For many mid-market and enterprise organisations, the strongest results come from combining system expertise with wider finance advisory. That means understanding how close automation fits into broader priorities such as profitability improvement, working capital control, lender readiness, or a future transaction. Spencer Partners operates in that space, where finance systems implementation supports wider business value rather than standing alone as an IT project.

Choosing the right implementation partner

A credible partner should be able to discuss finance process design in detail, not just product features. They should understand reconciliations, close governance, review controls, and the practical pressures on finance teams. They should also be clear about trade-offs. Not every process can or should be automated to the same degree.

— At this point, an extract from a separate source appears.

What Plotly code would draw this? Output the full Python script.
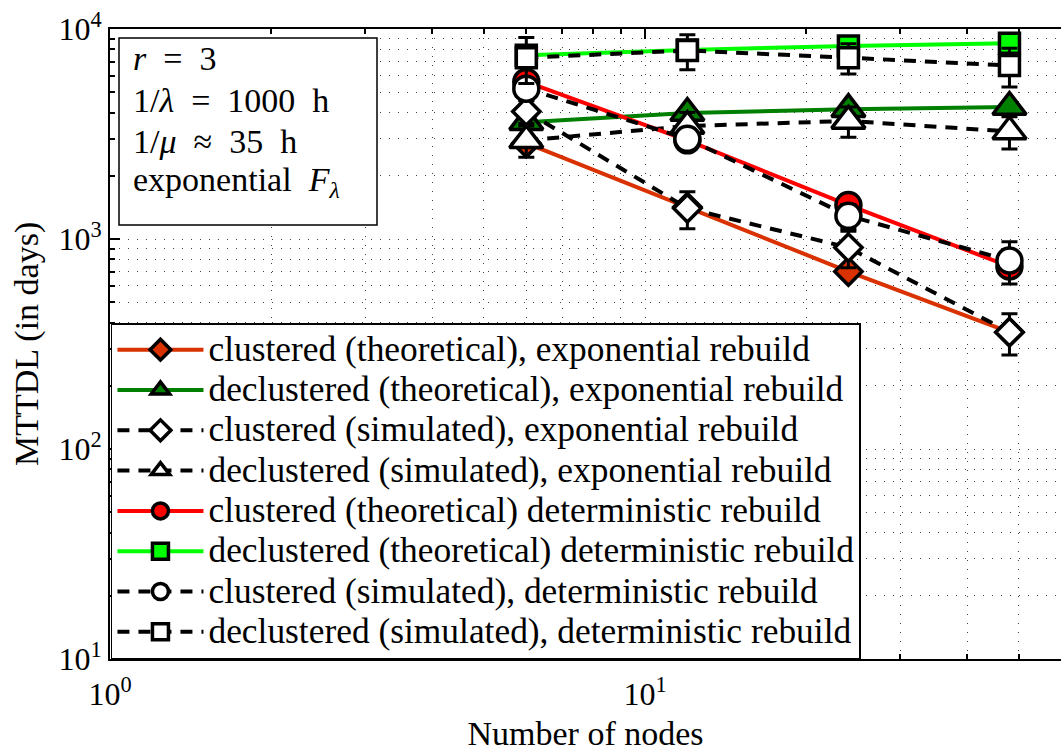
import plotly.graph_objects as go

# Number of nodes
nodes = [6, 12, 24, 48]

# MTTDL (in days), exponential rebuild
clu_theo_exp = [2860, 1420, 700, 360]
decl_theo_exp = [3600, 3980, 4150, 4250]
clu_sim_exp = [4050, 1400, 910, 360]
clu_sim_exp_err = [500, 280, 180, 80]
decl_sim_exp = [2950, 3450, 3650, 3250]
decl_sim_exp_err = [500, 550, 600, 570]

# MTTDL (in days), deterministic rebuild
clu_theo_det = [5600, 2950, 1450, 740]
decl_theo_det = [7500, 7950, 8300, 8550]
clu_sim_det = [5200, 3000, 1290, 790]
clu_sim_det_err = [600, 350, 170, 180]
decl_sim_det = [7300, 7900, 7300, 6700]
decl_sim_det_err = [1800, 1500, 1200, 1400]

labels = [
    "clustered (theoretical), exponential rebuild",
    "declustered (theoretical), exponential rebuild",
    "clustered (simulated), exponential rebuild",
    "declustered (simulated), exponential rebuild",
    "clustered (theoretical) deterministic rebuild",
    "declustered (theoretical) deterministic rebuild",
    "clustered (simulated), deterministic rebuild",
    "declustered (simulated), deterministic rebuild",
]

FONT = "Liberation Serif"
W, H = 1061, 754
ML, MT, MB = 110, 29, 95
PLOT_H = H - MT - MB
DECADE_PX = 535

fig = go.Figure()


def legend_name(text):
    # legend rows stay compact while the label text is set larger
    return '<span style="font-size:35.4px">' + text + "</span>"


def theo(y, name, color, symbol, size):
    fig.add_trace(go.Scatter(
        x=nodes, y=y, name=legend_name(name), mode="lines+markers",
        line=dict(color=color, width=4),
        marker=dict(symbol=symbol, size=size, color=color,
                    line=dict(color="black", width=3.5)),
        legendgroup=name,
    ))


def sim(y, err, name, symbol, size):
    fig.add_trace(go.Scatter(
        x=nodes, y=y, name=legend_name(name), mode="lines+markers",
        line=dict(color="black", width=4, dash="12px,9px"),
        marker=dict(symbol=symbol, size=size, color="white",
                    line=dict(color="black", width=3.5)),
        error_y=dict(type="data", array=err, color="black",
                     thickness=3, width=8),
        legendgroup=name,
    ))


theo(clu_theo_exp, labels[0], "#D93200", "diamond", 21)
theo(decl_theo_exp, labels[1], "#007F00", "triangle-up", 29)
sim(clu_sim_exp, clu_sim_exp_err, labels[2], "diamond", 21)
sim(decl_sim_exp, decl_sim_exp_err, labels[3], "triangle-up", 29)
theo(clu_theo_det, labels[4], "#FF0000", "circle", 25)
theo(decl_theo_det, labels[5], "#00FF00", "square", 20)
sim(clu_sim_det, clu_sim_det_err, labels[6], "circle", 25)
sim(decl_sim_det, decl_sim_det_err, labels[7], "square", 20)

plot_w = W - ML
x_hi = plot_w / DECADE_PX

grid = dict(gridcolor="#444444", gridwidth=1, griddash="1px,8px")
minor_x = [m * 10 ** k for k in range(0, 2) for m in range(2, 10)]
minor_y = [m * 10 ** k for k in range(1, 4) for m in range(2, 10)]

fig.update_xaxes(
    type="log", range=[0, x_hi],
    tickvals=[1, 10], ticktext=["10<sup>0</sup>", "10<sup>1</sup>"],
    ticks="inside", ticklen=10, tickwidth=1.5, tickcolor="black",
    ticklabelstandoff=6,
    showline=True, linecolor="black", linewidth=2, mirror="allticks",
    showgrid=True, **grid,
    minor=dict(tickvals=minor_x, ticks="inside", ticklen=5,
               tickcolor="black", showgrid=True, **grid),
    tickfont=dict(family=FONT, size=32, color="black"),
    title=dict(text="Number of nodes", standoff=10,
               font=dict(family=FONT, size=34, color="black")),
    zeroline=False,
)
fig.update_yaxes(
    type="log", range=[1, 4],
    tickvals=[10, 100, 1000, 10000],
    ticktext=["10<sup>1</sup>", "10<sup>2</sup>", "10<sup>3</sup>", "10<sup>4</sup>"],
    ticks="inside", ticklen=10, tickwidth=1.5, tickcolor="black",
    showline=True, linecolor="black", linewidth=2, mirror=False,
    showgrid=True, **grid,
    minor=dict(tickvals=minor_y, ticks="inside", ticklen=5,
               tickcolor="black", showgrid=True, **grid),
    tickfont=dict(family=FONT, size=32, color="black"),
    zeroline=False,
)

# y-axis title, set as rotated text left of the tick labels
fig.add_annotation(
    xref="paper", yref="paper", x=(27 - ML) / plot_w, y=0.5,
    xanchor="center", yanchor="middle", textangle=-90,
    text="MTTDL (in days)", showarrow=False,
    font=dict(family=FONT, size=34, color="black"),
)

# parameter box in the upper-left corner
box_lines = [
    "<i>r</i>  =  3",
    "1/<i>λ</i>  =  1000  h",
    "1/<i>μ</i>  ≈  35  h",
    "exponential  <i>F</i><sub><i>λ</i></sub>",
]
box_centers = [58, 100, 141, 182]
fig.add_shape(type="rect", xref="paper", yref="paper",
              x0=9 / plot_w, x1=267 / plot_w,
              y0=1 - (225 - MT) / PLOT_H, y1=1 - (38 - MT) / PLOT_H,
              line=dict(color="black", width=1.5), fillcolor="white",
              layer="above")
for t, yc in zip(box_lines, box_centers):
    fig.add_annotation(
        xref="paper", yref="paper", x=21 / plot_w,
        y=1 - (yc - MT) / PLOT_H,
        xanchor="left", yanchor="middle", text=t, showarrow=False,
        font=dict(family=FONT, size=34, color="black"),
    )

fig.update_layout(
    width=W, height=H,
    margin=dict(l=ML, r=0, t=MT, b=MB),
    plot_bgcolor="white", paper_bgcolor="white",
    showlegend=True,
    legend=dict(
        x=0.001, y=1 - (323 - MT) / PLOT_H, xanchor="left", yanchor="top",
        bgcolor="white", bordercolor="black", borderwidth=1.5,
        font=dict(family=FONT, size=28.7, color="black"),
        itemwidth=86, tracegroupgap=0,
    ),
)

fig.write_html("out.html")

You should expect a delivery approach that is structured, realistic, and aligned to business priorities. That includes clear scope, senior oversight, user involvement, and support after go-live. If an implementation partner cannot explain how the project will improve control as well as efficiency, the conversation is incomplete.

The right Adra implementation services create a finance function that is more controlled, more visible, and better able to support the business. That matters at month-end, but it matters even more when the business is growing, borrowing, acquiring, or preparing for a sale. If the close process is still being held together by manual effort, there is usually a stronger operating model within reach.